**Given problem**. Pictures stay out of the copy. Repeat exactly the lines from the first entry below through the line that contains "const seriesNames = ['1 группа', '2 группа'];", and nothing beyond.

**Provided material**.

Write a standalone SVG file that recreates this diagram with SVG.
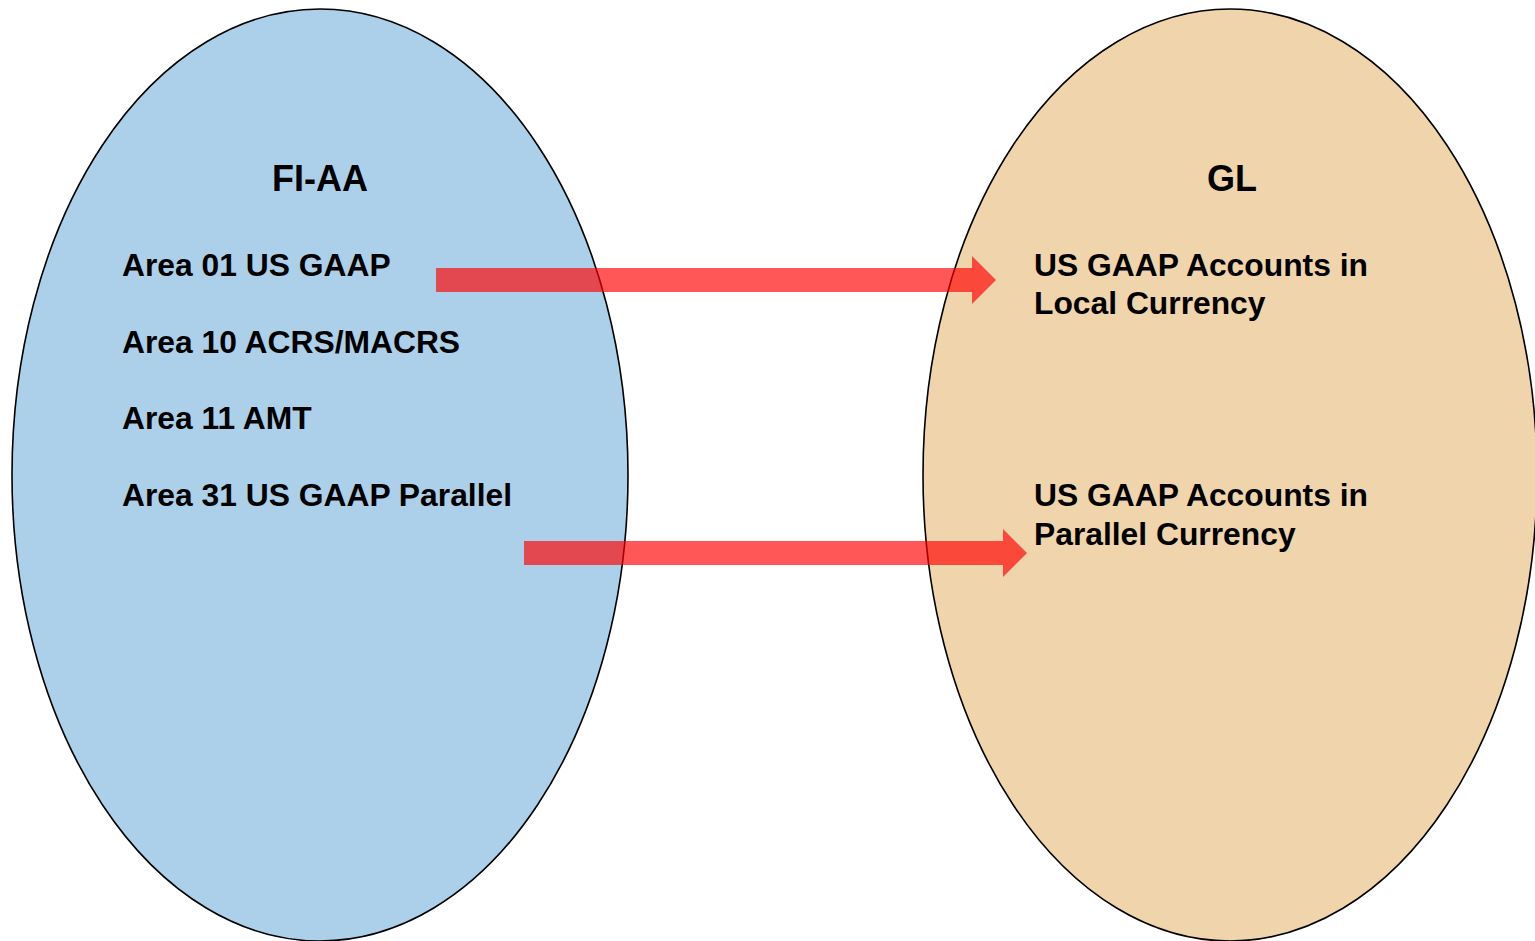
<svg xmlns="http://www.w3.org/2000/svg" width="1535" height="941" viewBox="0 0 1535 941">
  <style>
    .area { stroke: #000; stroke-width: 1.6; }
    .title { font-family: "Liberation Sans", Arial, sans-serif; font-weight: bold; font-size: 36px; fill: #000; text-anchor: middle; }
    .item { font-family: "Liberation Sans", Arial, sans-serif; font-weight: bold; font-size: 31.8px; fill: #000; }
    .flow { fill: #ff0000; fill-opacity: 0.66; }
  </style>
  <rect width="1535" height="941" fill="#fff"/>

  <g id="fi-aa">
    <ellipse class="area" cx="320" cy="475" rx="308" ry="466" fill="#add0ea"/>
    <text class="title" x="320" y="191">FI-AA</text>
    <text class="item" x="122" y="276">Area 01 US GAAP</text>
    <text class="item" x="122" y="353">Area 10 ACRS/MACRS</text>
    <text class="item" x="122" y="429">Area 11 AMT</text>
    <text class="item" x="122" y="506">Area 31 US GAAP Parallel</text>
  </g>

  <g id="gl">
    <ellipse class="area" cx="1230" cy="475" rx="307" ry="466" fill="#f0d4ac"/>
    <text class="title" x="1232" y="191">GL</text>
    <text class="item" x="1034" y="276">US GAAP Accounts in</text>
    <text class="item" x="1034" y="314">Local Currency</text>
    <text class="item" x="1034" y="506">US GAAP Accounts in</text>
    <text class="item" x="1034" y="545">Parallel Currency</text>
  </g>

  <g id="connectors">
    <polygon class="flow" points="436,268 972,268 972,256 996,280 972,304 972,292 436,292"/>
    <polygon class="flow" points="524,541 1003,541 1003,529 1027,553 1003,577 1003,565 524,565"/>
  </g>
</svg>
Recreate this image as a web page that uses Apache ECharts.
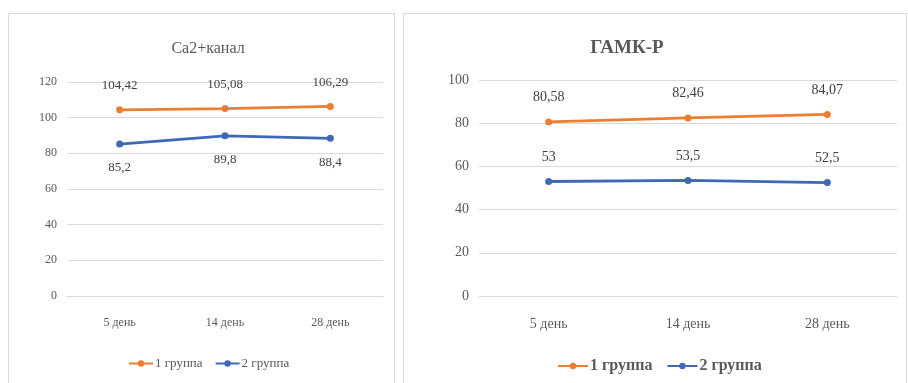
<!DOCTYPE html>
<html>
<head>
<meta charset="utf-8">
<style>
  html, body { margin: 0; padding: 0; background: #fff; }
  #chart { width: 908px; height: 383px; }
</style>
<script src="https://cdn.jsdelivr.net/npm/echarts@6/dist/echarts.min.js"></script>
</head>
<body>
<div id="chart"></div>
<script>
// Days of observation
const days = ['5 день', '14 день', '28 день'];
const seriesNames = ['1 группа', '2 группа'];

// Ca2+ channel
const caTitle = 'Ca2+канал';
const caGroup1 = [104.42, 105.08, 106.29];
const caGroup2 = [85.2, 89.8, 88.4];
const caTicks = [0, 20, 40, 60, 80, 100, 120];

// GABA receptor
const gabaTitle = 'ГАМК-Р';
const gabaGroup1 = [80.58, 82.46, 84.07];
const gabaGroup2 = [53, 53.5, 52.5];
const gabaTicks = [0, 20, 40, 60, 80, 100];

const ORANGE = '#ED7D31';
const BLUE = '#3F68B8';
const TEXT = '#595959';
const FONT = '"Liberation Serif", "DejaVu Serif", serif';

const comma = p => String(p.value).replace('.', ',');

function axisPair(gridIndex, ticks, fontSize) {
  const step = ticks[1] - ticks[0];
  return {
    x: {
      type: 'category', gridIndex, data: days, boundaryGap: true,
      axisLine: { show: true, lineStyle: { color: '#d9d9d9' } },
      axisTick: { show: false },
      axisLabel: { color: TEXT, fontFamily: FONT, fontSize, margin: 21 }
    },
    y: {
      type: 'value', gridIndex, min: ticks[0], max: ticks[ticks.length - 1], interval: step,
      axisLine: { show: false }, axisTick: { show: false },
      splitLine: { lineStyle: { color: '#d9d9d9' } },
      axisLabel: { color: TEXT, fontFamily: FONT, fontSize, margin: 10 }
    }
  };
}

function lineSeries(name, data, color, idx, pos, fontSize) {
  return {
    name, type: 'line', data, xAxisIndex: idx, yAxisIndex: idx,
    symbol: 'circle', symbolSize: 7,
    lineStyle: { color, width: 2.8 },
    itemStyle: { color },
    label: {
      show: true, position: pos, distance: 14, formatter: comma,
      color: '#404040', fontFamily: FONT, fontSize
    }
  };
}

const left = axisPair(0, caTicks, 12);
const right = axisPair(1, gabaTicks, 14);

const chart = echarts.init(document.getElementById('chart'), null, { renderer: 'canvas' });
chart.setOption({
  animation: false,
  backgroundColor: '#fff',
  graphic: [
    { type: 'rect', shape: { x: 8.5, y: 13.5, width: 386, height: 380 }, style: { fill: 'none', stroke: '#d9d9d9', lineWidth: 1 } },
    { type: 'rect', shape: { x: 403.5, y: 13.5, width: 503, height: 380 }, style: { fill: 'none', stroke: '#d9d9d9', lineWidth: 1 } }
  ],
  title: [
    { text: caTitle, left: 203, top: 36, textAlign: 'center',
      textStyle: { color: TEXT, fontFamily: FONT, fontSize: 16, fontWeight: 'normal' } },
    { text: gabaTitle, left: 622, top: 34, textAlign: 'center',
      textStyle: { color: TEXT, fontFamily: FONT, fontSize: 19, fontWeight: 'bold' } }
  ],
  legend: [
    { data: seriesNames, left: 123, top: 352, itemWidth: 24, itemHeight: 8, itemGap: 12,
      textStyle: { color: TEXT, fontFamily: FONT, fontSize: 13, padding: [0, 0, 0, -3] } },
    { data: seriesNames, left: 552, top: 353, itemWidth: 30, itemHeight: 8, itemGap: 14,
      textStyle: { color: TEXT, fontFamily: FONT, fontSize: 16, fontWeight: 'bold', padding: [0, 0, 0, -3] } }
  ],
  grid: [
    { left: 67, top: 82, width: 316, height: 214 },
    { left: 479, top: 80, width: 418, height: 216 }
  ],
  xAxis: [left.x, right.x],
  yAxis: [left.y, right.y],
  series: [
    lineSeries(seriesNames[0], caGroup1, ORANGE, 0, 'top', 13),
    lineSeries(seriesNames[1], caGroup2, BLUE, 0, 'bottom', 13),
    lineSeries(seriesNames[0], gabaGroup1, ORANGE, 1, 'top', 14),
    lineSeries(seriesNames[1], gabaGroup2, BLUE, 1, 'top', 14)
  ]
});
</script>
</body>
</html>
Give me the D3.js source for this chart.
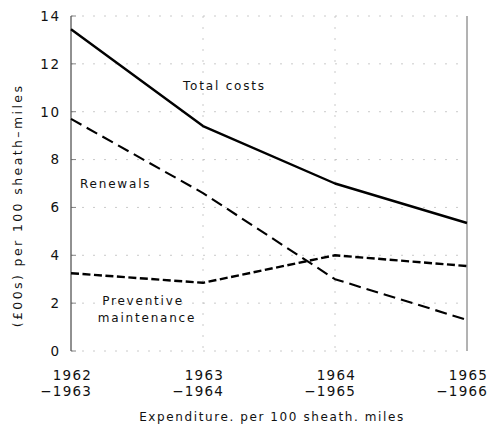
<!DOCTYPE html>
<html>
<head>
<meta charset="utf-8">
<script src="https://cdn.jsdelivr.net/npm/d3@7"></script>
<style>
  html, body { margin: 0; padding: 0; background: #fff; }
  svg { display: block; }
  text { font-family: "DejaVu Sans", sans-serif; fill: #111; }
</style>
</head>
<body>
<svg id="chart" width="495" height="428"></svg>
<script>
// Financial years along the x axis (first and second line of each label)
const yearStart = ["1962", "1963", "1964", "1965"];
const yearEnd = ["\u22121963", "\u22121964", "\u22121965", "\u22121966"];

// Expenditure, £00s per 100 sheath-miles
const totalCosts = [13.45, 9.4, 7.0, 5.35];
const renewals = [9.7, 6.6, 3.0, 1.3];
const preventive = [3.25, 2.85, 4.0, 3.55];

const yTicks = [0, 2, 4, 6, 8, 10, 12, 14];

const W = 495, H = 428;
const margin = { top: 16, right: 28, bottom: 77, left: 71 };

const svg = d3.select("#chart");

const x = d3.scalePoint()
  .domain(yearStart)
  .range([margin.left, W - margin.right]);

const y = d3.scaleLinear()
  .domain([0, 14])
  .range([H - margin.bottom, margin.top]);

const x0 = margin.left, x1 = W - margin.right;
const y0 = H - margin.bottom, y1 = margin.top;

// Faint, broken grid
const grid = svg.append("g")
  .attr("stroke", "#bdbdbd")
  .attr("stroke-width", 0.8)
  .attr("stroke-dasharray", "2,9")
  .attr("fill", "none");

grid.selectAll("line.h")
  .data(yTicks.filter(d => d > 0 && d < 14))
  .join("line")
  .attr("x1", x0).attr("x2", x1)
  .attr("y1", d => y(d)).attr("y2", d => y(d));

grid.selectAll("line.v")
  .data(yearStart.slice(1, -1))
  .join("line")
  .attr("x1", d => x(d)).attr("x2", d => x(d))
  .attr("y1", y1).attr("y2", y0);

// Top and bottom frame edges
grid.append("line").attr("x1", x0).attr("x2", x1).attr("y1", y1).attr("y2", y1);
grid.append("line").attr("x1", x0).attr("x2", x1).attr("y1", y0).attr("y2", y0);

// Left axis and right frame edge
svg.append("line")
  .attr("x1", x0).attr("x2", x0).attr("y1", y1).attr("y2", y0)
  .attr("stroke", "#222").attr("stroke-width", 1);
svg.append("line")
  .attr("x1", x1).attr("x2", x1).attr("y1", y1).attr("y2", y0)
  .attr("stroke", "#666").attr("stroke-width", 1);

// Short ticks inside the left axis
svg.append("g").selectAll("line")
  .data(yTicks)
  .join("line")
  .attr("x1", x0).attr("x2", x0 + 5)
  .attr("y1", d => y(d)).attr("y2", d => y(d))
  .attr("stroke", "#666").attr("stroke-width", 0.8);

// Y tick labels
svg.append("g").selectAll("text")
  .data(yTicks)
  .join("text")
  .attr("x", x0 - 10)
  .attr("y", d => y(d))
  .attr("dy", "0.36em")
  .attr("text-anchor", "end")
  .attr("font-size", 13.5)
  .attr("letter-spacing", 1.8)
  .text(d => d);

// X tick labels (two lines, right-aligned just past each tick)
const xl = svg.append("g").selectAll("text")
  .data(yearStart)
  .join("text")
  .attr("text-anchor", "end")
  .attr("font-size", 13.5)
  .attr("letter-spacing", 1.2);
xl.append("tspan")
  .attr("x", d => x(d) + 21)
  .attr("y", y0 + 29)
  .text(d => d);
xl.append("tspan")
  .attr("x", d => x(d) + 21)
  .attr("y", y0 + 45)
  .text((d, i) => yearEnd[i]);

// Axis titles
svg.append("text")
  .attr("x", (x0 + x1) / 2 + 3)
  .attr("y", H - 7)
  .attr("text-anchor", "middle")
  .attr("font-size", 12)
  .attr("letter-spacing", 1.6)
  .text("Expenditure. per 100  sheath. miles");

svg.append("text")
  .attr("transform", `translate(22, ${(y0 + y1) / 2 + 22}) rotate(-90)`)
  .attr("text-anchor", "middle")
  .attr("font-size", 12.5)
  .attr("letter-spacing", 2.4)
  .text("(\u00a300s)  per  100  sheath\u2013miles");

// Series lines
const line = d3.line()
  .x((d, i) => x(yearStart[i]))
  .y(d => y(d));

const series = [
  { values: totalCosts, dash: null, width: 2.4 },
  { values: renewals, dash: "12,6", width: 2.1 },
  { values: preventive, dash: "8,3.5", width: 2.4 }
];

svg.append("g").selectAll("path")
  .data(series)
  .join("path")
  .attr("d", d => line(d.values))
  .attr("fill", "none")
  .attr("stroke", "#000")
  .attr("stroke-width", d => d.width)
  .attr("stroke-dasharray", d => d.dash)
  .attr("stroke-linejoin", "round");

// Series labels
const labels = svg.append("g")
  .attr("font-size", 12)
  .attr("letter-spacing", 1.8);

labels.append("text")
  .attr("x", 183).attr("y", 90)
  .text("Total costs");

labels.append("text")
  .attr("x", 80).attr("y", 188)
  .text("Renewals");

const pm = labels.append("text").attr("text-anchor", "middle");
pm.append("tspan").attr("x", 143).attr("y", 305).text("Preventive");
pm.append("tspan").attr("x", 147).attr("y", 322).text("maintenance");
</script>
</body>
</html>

**Response**.
Write a standalone SVG file that recreates this diagram with SVG.
<svg xmlns="http://www.w3.org/2000/svg" width="1535" height="941" viewBox="0 0 1535 941">
  <style>
    .area { stroke: #000; stroke-width: 1.6; }
    .title { font-family: "Liberation Sans", Arial, sans-serif; font-weight: bold; font-size: 36px; fill: #000; text-anchor: middle; }
    .item { font-family: "Liberation Sans", Arial, sans-serif; font-weight: bold; font-size: 31.8px; fill: #000; }
    .flow { fill: #ff0000; fill-opacity: 0.66; }
  </style>
  <rect width="1535" height="941" fill="#fff"/>

  <g id="fi-aa">
    <ellipse class="area" cx="320" cy="475" rx="308" ry="466" fill="#add0ea"/>
    <text class="title" x="320" y="191">FI-AA</text>
    <text class="item" x="122" y="276">Area 01 US GAAP</text>
    <text class="item" x="122" y="353">Area 10 ACRS/MACRS</text>
    <text class="item" x="122" y="429">Area 11 AMT</text>
    <text class="item" x="122" y="506">Area 31 US GAAP Parallel</text>
  </g>

  <g id="gl">
    <ellipse class="area" cx="1230" cy="475" rx="307" ry="466" fill="#f0d4ac"/>
    <text class="title" x="1232" y="191">GL</text>
    <text class="item" x="1034" y="276">US GAAP Accounts in</text>
    <text class="item" x="1034" y="314">Local Currency</text>
    <text class="item" x="1034" y="506">US GAAP Accounts in</text>
    <text class="item" x="1034" y="545">Parallel Currency</text>
  </g>

  <g id="connectors">
    <polygon class="flow" points="436,268 972,268 972,256 996,280 972,304 972,292 436,292"/>
    <polygon class="flow" points="524,541 1003,541 1003,529 1027,553 1003,577 1003,565 524,565"/>
  </g>
</svg>
Recreate this image as a web page that uses Apache ECharts.
<!DOCTYPE html>
<html>
<head>
<meta charset="utf-8">
<style>
  html, body { margin: 0; padding: 0; background: #fff; }
  #chart { width: 908px; height: 383px; }
</style>
<script src="https://cdn.jsdelivr.net/npm/echarts@6/dist/echarts.min.js"></script>
</head>
<body>
<div id="chart"></div>
<script>
// Days of observation
const days = ['5 день', '14 день', '28 день'];
const seriesNames = ['1 группа', '2 группа'];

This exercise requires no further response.